Space-time hp finite elements for heat evolution in laser-based additive manufacturing

TL;DR

This paper introduces a space-time finite element method for simulating heat evolution in laser-based additive manufacturing, enabling efficient large-scale parallel computations and improved multi-scale modeling.

Contribution

It develops a four-dimensional, locally refined mesh framework with variable temporal accuracy, enhancing scalability and accuracy over classical time-stepping methods.

Findings

Accurately reproduces melt pool shape in benchmark tests.

Demonstrates potential for large-scale parallel simulations.
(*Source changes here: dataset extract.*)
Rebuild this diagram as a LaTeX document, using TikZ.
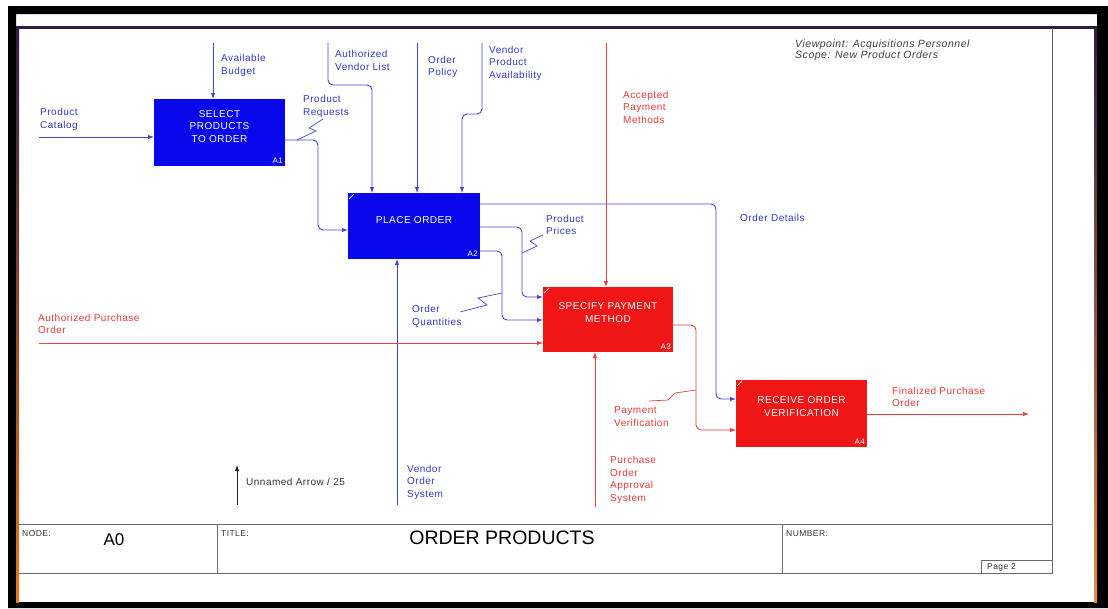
\documentclass[tikz,border=0pt]{standalone}
\usepackage{fontspec}
\setmainfont{Liberation Sans}
\newfontfamily\spacedsans[LetterSpace=5]{Liberation Sans}
\usetikzlibrary{arrows.meta,calc}
\definecolor{boxblue}{RGB}{8,8,235}
\definecolor{boxred}{RGB}{240,22,22}
\definecolor{lineblue}{RGB}{70,70,210}
\definecolor{linered}{RGB}{236,64,64}
\definecolor{textblue}{RGB}{55,55,195}
\definecolor{textred}{RGB}{228,58,58}
\definecolor{framegray}{RGB}{105,105,105}
\definecolor{framedark}{RGB}{45,30,70}
\begin{document}
\begin{tikzpicture}[x=1pt,y=-1pt,
  actbox/.style={inner sep=0pt, outer sep=0pt, minimum width=#1, minimum height=66pt},
  bact/.style={actbox=#1, fill=boxblue},
  ract/.style={actbox=#1, fill=boxred},
  acttext/.style={text=white, font=\spacedsans\fontsize{10}{12.5}\selectfont, align=center, inner sep=0pt},
  actnum/.style={text=white, font=\spacedsans\fontsize{8}{9}\selectfont, inner sep=2pt, anchor=south east},
  lbl/.style={font=\spacedsans\fontsize{10}{12.5}\selectfont, align=left, inner sep=0pt, anchor=west},
  blbl/.style={lbl, text=textblue},
  rlbl/.style={lbl, text=textred},
  barrow/.style={draw=lineblue, line width=0.9pt, rounded corners=5pt, -{Latex[length=6pt,width=4.5pt]}},
  rarrow/.style={draw=linered, line width=0.9pt, rounded corners=5pt, -{Latex[length=6pt,width=4.5pt]}},
  bsquig/.style={draw=lineblue, line width=0.7pt},
  rsquig/.style={draw=linered, line width=0.7pt},
  tb/.style={font=\spacedsans\fontsize{8.5}{10}\selectfont, text=black!80, inner sep=0pt, anchor=west},
  frameline/.style={draw=framegray, line width=1pt}
]
\useasboundingbox (0,0) rectangle (1108,608);
\fill[white] (0,0) rectangle (1108,608);
% outer black frame
\fill[black, even odd rule] (8,6) rectangle (1108,608) (16,14) rectangle (1097,602);
\fill[framedark] (16,26) rectangle (1097,29);
\shade[top color=framedark, middle color={rgb,255:red,150;green,40;blue,60}, bottom color={rgb,255:red,235;green,120;blue,30}] (16,27) rectangle (19,602);
\shade[top color=framedark, middle color={rgb,255:red,150;green,40;blue,60}, bottom color={rgb,255:red,235;green,140;blue,60}] (1094,27) rectangle (1097,602);
% page frame and title block
\draw[frameline] (1052,28) -- (1052,573) -- (19,573);
\draw[frameline] (19,524) -- (1052,524);
\draw[frameline] (217,524) -- (217,573);
\draw[frameline] (782,524) -- (782,573);
\draw[frameline] (981,573) -- (981,560) -- (1052,560);
\node[tb] (nodelbl) at (22,534) {NODE:};
\node[font=\fontsize{17}{19}\selectfont, inner sep=0pt] (nodeval) at (114,540) {A0};
\node[tb] (titlelbl) at (221,534) {TITLE:};
\node[font=\fontsize{19.5}{21}\selectfont, inner sep=0pt] (title) at (502,538) {ORDER PRODUCTS};
\node[tb] (numlbl) at (786,534) {NUMBER:};
\node[tb] (page) at (987,567) {Page 2};
% viewpoint
\node[lbl, font=\spacedsans\fontsize{10.5}{11.5}\selectfont\itshape, text=black!75] (vp) at (795,50.5) {Viewpoint: Acquisitions Personnel\\Scope: New Product Orders};

% activity boxes
\node[bact=131pt, minimum height=67pt] (a1) at (219.5,132.5) {};
\node[bact=132pt] (a2) at (414,226) {};
\node[ract=130pt, minimum height=65pt] (a3) at (608,319.5) {};
\node[ract=131pt, minimum height=67pt] (a4) at (801.5,413.5) {};
\node[acttext] (a1t) at ($(a1.center)+(0,-6)$) {SELECT\\PRODUCTS\\TO ORDER};
\node[acttext] (a2t) at ($(a2.center)+(0,-6)$) {PLACE ORDER};
\node[acttext] (a3t) at ($(a3.center)+(0,-7)$) {SPECIFY PAYMENT\\METHOD};
\node[acttext] (a4t) at ($(a4.center)+(0,-7)$) {RECEIVE ORDER\\VERIFICATION};
\node[actnum] (a1n) at (a1.south east) {A1};
\node[actnum] (a2n) at (a2.south east) {A2};
\node[actnum] (a3n) at (a3.south east) {A3};
\node[actnum] (a4n) at (a4.south east) {A4};
\foreach \b in {a2,a3,a4}{
  \draw[white!80!gray, line width=0.8pt] ($(\b.north west)+(1,6)$) -- ($(\b.north west)+(6,1)$);
}

% free ends
\coordinate (budget) at (213,43);
\coordinate (catalog) at (39,137);
\coordinate (avl) at (328,43);
\coordinate (policy) at (417,43);
\coordinate (vpa) at (482,43);
\coordinate (apm) at (606,43);
\coordinate (apo) at (39,343);
\coordinate (vos) at (397,505);
\coordinate (poas) at (595,507);
\coordinate (fpo) at (1029,414);
\coordinate (unnamed) at (237,505);

% arrows
\draw[barrow] (budget) -- (budget |- a1.north);
\draw[barrow] (catalog) -- (catalog -| a1.west);
\draw[barrow] (a1.east |- 0,140) -- (318,140) -- (318,230) -- (a2.west |- 0,230);
\draw[barrow] (avl) -- (328,85) -- (372,85) -- (a2.north -| 372,0);
\draw[barrow] (policy) -- (policy |- a2.north);
\draw[barrow] (vpa) -- (482,114) -- (462,114) -- (a2.north -| 462,0);
\draw[barrow] (a2.east |- 0,204) -- (716,204) -- (716,399) -- (a4.west |- 0,399);
\draw[barrow] (a2.east |- 0,227) -- (522,227) -- (522,297) -- (a3.west |- 0,297);
\draw[barrow] (a2.east |- 0,251) -- (502,251) -- (502,320) -- (a3.west |- 0,320);
\draw[barrow] (vos) -- (vos |- a2.south);
\draw[rarrow] (apm) -- (apm |- a3.north);
\draw[rarrow] (apo) -- (apo -| a3.west);
\draw[rarrow] (poas) -- (poas |- a3.south);
\draw[rarrow] (a3.east |- 0,325) -- (696,325) -- (696,430) -- (a4.west |- 0,430);
\draw[rarrow] (a4.east |- fpo) -- (fpo);
\draw[black!85, line width=0.9pt, -{Latex[length=6pt,width=4.5pt]}] (unnamed) -- (237,465);

% squiggles
\draw[bsquig] (323,119) -- (309,128) -- (316,131) -- (297,140);
\draw[bsquig] (543,235) -- (530,241) -- (537,246) -- (522,253);
\draw[bsquig] (460,312) -- (487,305) -- (478,298) -- (502,293);
\draw[rsquig] (649,401) -- (668,400) -- (675,393) -- (696,390);

% labels
\node[blbl] (lbudget) at (221,65.5) {Available\\Budget};
\node[blbl] (lcatalog) at (40,119.5) {Product\\Catalog};
\node[blbl] (lreq) at (303,106.5) {Product\\Requests};
\node[blbl] (lavl) at (335,60.5) {Authorized\\Vendor List};
\node[blbl] (lpolicy) at (428,67) {Order\\Policy};
\node[blbl] (lvpa) at (489,63) {Vendor\\Product\\Availability};
\node[blbl] (ldetails) at (740,218) {Order Details};
\node[blbl] (lprices) at (546,225) {Product\\Prices};
\node[blbl] (lqty) at (412,316.5) {Order\\Quantities};
\node[blbl] (lvos) at (407,482) {Vendor\\Order\\System};
\node[rlbl] (lapm) at (623,107) {Accepted\\Payment\\Methods};
\node[rlbl] (lapo) at (38,324) {Authorized Purchase\\Order};
\node[rlbl] (lpoas) at (610,480) {Purchase\\Order\\Approval\\System};
\node[rlbl] (lpv) at (614,416.5) {Payment\\Verification};
\node[rlbl] (lfpo) at (892,397) {Finalized Purchase\\Order};
\node[lbl, text=black!80] (lunnamed) at (246,482) {Unnamed Arrow / 25};
\end{tikzpicture}
\end{document}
Achieves significant computational efficiency improvements.

Abstract

The direct numerical simulation of metal additive manufacturing processes such as laser powder bed fusion is challenging due to the vast differences in spatial and temporal scales. Classical approaches based on locally refined finite elements combined with time-stepping schemes can only address the spatial multi-scale nature and provide only limited scaling potential for massively parallel computations. We address these shortcomings in a space-time Galerkin framework where the finite element interpolation also includes the temporal direction. In this setting, we construct four-dimensional meshes that are locally refined towards the laser spot and allow for varying temporal accuracy depending on the position in space. By splitting the mesh into conforming time slabs, we recover a stepwise solution to solve the space-time problem locally in time at this slab; additionally, we can choose time-slab sizes significantly larger than classical time-stepping schemes. As a result, we believe this setting to be well suited for large-scale parallelization. In our work, we use a continuous Galerkin-Petrov formulation of the nonlinear heat equation with an apparent heat capacity model to account for the phase change. We validate our approach by computing the AMB2018-02 benchmark, where we obtain an excellent agreement with the measured melt pool shape. Using the same setup, we demonstrate the performance potential of our approach by hatching a square area with a laser path length of about one meter.